The rooms open directly onto this space through heavy wooden doors with iron studs. Mine is on the ground floor, which means I hear the fountain all night — a low, continuous gurgle that takes about forty minutes to stop noticing. The bed is wide and low, draped in something woven and heavy. The walls are tadelakt plaster, smooth and cool to the touch, the color of unbleached linen. There's no television. There's a brass lantern that throws star-shaped shadows across the ceiling when you turn it on at night. The bathroom has a rain shower with good pressure and hot water that arrives without any negotiation, which is not always a given in medina riads.
Breakfast appears on a low table by the pool without anyone seeming to have carried it there. Msemen flatbread, still warm and slightly crispy. A bowl of amlou — that almond-argan paste that tastes like someone crossed peanut butter with honey and made it better. Mint tea poured from a height that feels theatrical but is apparently just how it's done. Hard-boiled eggs. Orange juice squeezed from something that might be the trees overhead, though I never confirm this.
“You learn the route by its smells — cumin, then motor oil, then jasmine — and by the second day you stop checking your phone entirely.”
The staff — two men and a woman who may or may not all be related — are present without hovering. They'll book you a hammam at a place around the corner that locals actually use (not the tourist one near the square), and they'll draw you a map to a restaurant called Café Clock in the Kasbah that does a camel burger you'll feel conflicted about but order anyway. The Wi-Fi works in the courtyard and mostly works in the rooms, though it gives up around midnight with a kind of dignified finality, as if it too has decided to sleep.
One honest thing: the walls between rooms are not thick. I can hear the couple upstairs having a quiet argument about whether to visit the Saadian Tombs or the Bahia Palace. (They choose the tombs. Good call.) But this is a riad in the medina, not a concrete resort in Gueliz.
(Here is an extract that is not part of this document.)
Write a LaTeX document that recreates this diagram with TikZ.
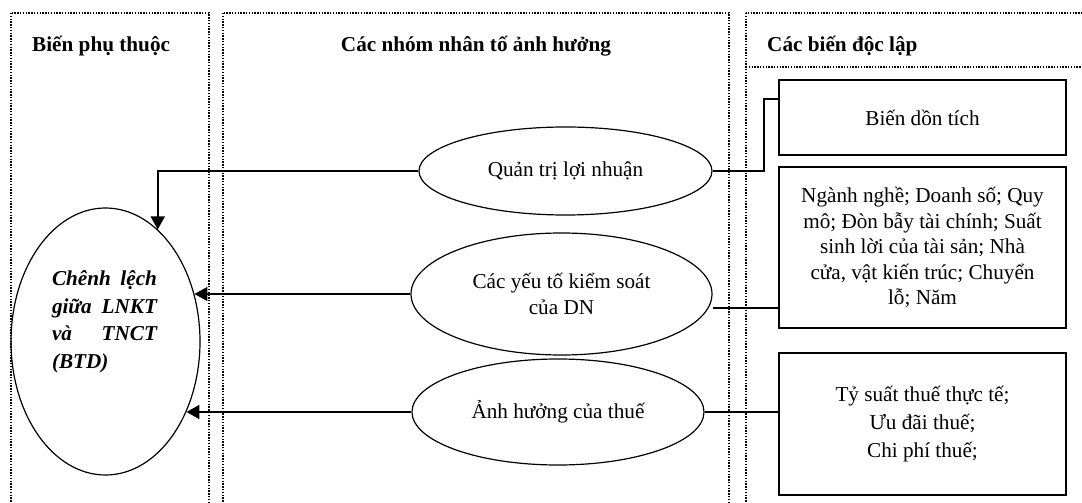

The sounds are part of the texture — the call to prayer at dawn, a rooster that has no business being this close to a UNESCO site, the bread oven woman shouting something to her daughter across the alley. You're sleeping inside the city, not next to it.
There's a single leather slipper on the ledge above the fountain. It's been there since I arrived. It's a babouche, mustard yellow, slightly curled at the toe. No one claims it. No one removes it. It sits there like a small monument to someone who kicked off their shoes and decided to stay. I photograph it twice, for reasons I can't explain to myself. It has no booking relevance whatsoever, and it's the thing I'll remember longest.
Walking out a different door
On the last morning, I leave early and take the wrong turn on purpose. The derb spits me out near a small square I haven't seen before, where an old man is arranging mint in bundles on a wooden cart. He doesn't look up. A cat crosses the square with the absolute confidence of someone who owns the place. The bread oven is already going, and the smell reaches me before I see it — warm dough and woodsmoke mixing with the cool air that won't last past nine. The medina is already awake and completely indifferent to whether I'm in it or not, which is the best thing about it.
Rooms at Riad Altair start around 97 USD a night, breakfast included. For that you get the patio, the orange trees, the fountain, the msemen, and a neighborhood that doesn't know your name. The 16 bus from Gueliz drops you at Bab Doukkala, about a ten-minute walk from the riad's unmarked door. Tell the driver you're going to the medina. He'll know.